In 2012 a large high-level research study published in the New England Journal of Medicine showed that on average, patients who had meniscus surgery didn’t do any better than those who skipped the surgery and just had physical therapy. Many orthopedic surgeons criticized the study by saying that these patients had some arthritis and that there was still a justification for performing the procedure on patients with a meniscus tear without arthritis. That fantasy went “bye bye” in 2013 when a high-level study showed that meniscus surgery in patients without arthritis was no better than a fake surgical procedure. There was still one condition left where meniscus surgery might be helpful—a meniscus tear that was causing locking of the knee. However, a new study out this month just burst that bubble!

The New Study Puts the Final Nail in the Meniscus Surgery Coffin

The new study out of Finland looked at 146 patients who had “mechanical symptoms” (i.e., locking or catching thought to be caused by the meniscus). They randomized about one-half of the patients to meniscus surgery, and about half got a sham surgery. They found that the surgery provided no benefit to relieve knee catching or occasional locking, and they cautioned against patients getting the surgery.

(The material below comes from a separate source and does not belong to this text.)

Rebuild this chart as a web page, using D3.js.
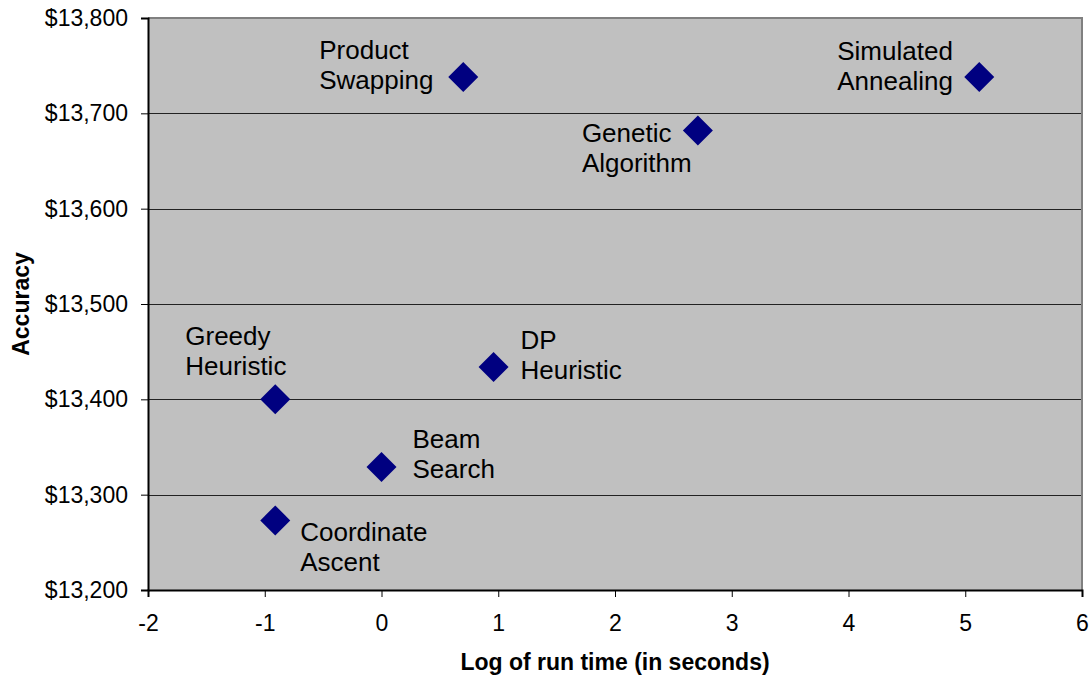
<!DOCTYPE html>
<html><head><meta charset="utf-8">
<script src="https://cdn.jsdelivr.net/npm/d3@7"></script>
<style>body{margin:0;background:#fff}svg{display:block}</style>
</head><body>
<svg id="chart" width="1091" height="679"></svg>
<script>
// ---- data ----
const methods = ["Product Swapping","Simulated Annealing","Genetic Algorithm","DP Heuristic","Greedy Heuristic","Beam Search","Coordinate Ascent"];
const labelLines = [["Product","Swapping"],["Simulated","Annealing"],["Genetic","Algorithm"],["DP","Heuristic"],["Greedy","Heuristic"],["Beam","Search"],["Coordinate","Ascent"]];
const logRunTime = [0.70, 5.12, 2.71, 0.96, -0.91, 0.00, -0.91];
const accuracy = [13738, 13738, 13682, 13434, 13400, 13329, 13273];
const xTicks = [-2,-1,0,1,2,3,4,5,6];
const yTicks = [13200,13300,13400,13500,13600,13700,13800];
const xTitle = "Log of run time (in seconds)";
const yTitle = "Accuracy";

// ---- layout (label nudges in px, relative to marker) ----
const labelNudge = [[-144,-18],[-142,-17],[-116,12],[27,-18],[-90,-54],[31,-19],[25,21]];

const W = 1091, H = 679;
const plot = {left:148, right:1082, top:18, bottom:590};
const svg = d3.select("#chart");
const font = "'Liberation Sans', Arial, sans-serif";

const x = d3.scaleLinear().domain([-2,6]).range([plot.left, plot.right]);
const y = d3.scaleLinear().domain([13200,13800]).range([plot.bottom, plot.top]);

// plot background
svg.append("rect")
  .attr("x", plot.left).attr("y", plot.top)
  .attr("width", plot.right - plot.left).attr("height", plot.bottom - plot.top)
  .attr("fill", "#C0C0C0");

// gridlines
svg.append("g").selectAll("line")
  .data(yTicks.filter(v => v > 13200 && v < 13800))
  .join("line")
  .attr("x1", plot.left).attr("x2", plot.right)
  .attr("y1", d => Math.round(y(d)) + 0.5).attr("y2", d => Math.round(y(d)) + 0.5)
  .attr("stroke", "#222").attr("stroke-width", 1);

// top & right border
svg.append("path")
  .attr("d", `M${plot.left},${plot.top}H${plot.right}V${plot.bottom}`)
  .attr("fill", "none").attr("stroke", "#808080").attr("stroke-width", 2);

// axes
const xAxis = svg.append("g")
  .attr("transform", `translate(0,${plot.bottom})`)
  .call(d3.axisBottom(x).tickValues(xTicks).tickSize(7).tickPadding(18).tickFormat(d => String(d)));
const yAxis = svg.append("g")
  .attr("transform", `translate(${plot.left},0)`)
  .call(d3.axisLeft(y).tickValues(yTicks).tickSize(7).tickPadding(13).tickFormat(d => "$" + d3.format(",")(d)));

[xAxis, yAxis].forEach(a => {
  a.select(".domain").attr("stroke", "#000").attr("stroke-width", 2);
  a.selectAll(".tick line").attr("stroke", "#000").attr("stroke-width", 1);
  a.selectAll(".tick text").attr("fill", "#000").style("font-family", font).style("font-size", "23px");
});
xAxis.selectAll(".tick text").attr("dy", "0.71em");

// axis titles
svg.append("text")
  .attr("x", (plot.left + plot.right) / 2).attr("y", 670)
  .attr("text-anchor", "middle")
  .style("font-family", font).style("font-size", "23px").style("font-weight", "bold")
  .text(xTitle);
svg.append("text")
  .attr("transform", `translate(29,${(plot.top + plot.bottom) / 2}) rotate(-90)`)
  .attr("text-anchor", "middle")
  .style("font-family", font).style("font-size", "23px").style("font-weight", "bold")
  .text(yTitle);

// points
const idx = d3.range(methods.length);
const sym = d3.symbol().type(d3.symbolSquare).size(450);
svg.append("g").selectAll("path")
  .data(idx).join("path")
  .attr("d", sym)
  .attr("transform", i => `translate(${x(logRunTime[i])},${y(accuracy[i])}) rotate(45)`)
  .attr("fill", "#000080");

// labels
const lg = svg.append("g").style("font-family", font).style("font-size", "26px").attr("fill", "#000");
idx.forEach(i => {
  const px = x(logRunTime[i]) + labelNudge[i][0];
  const py = y(accuracy[i]) + labelNudge[i][1];
  const t = lg.append("text").attr("x", px).attr("y", py);
  labelLines[i].forEach((line, k) => {
    t.append("tspan").attr("x", px).attr("y", py + k * 30).text(line);
  });
});
</script>
</body></html>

Now, I know surgeons will argue that there still may be a justification for the surgery in patients with severe frequent locking of the knee or in patients who are younger and have an acute meniscus tear. In the first instance, they may be right, and in the second, given that studies have shown a rapid onset of arthritis and increased forces on the cartilage after a meniscus surgery, I would caution that the circumstantial evidence is that surgery should be avoided in those patients too! 

In Summary there is little scientific justification at this point in patients 35 and older that operating on their torn meniscus will do any good, and it’s only a matter of time until insurers and national healthcare systems begin relegating this procedure to the dustbin of medical history. So if you’re asking yourself, “Should I have meniscus surgery?” answer yourself with a resounding “NO”!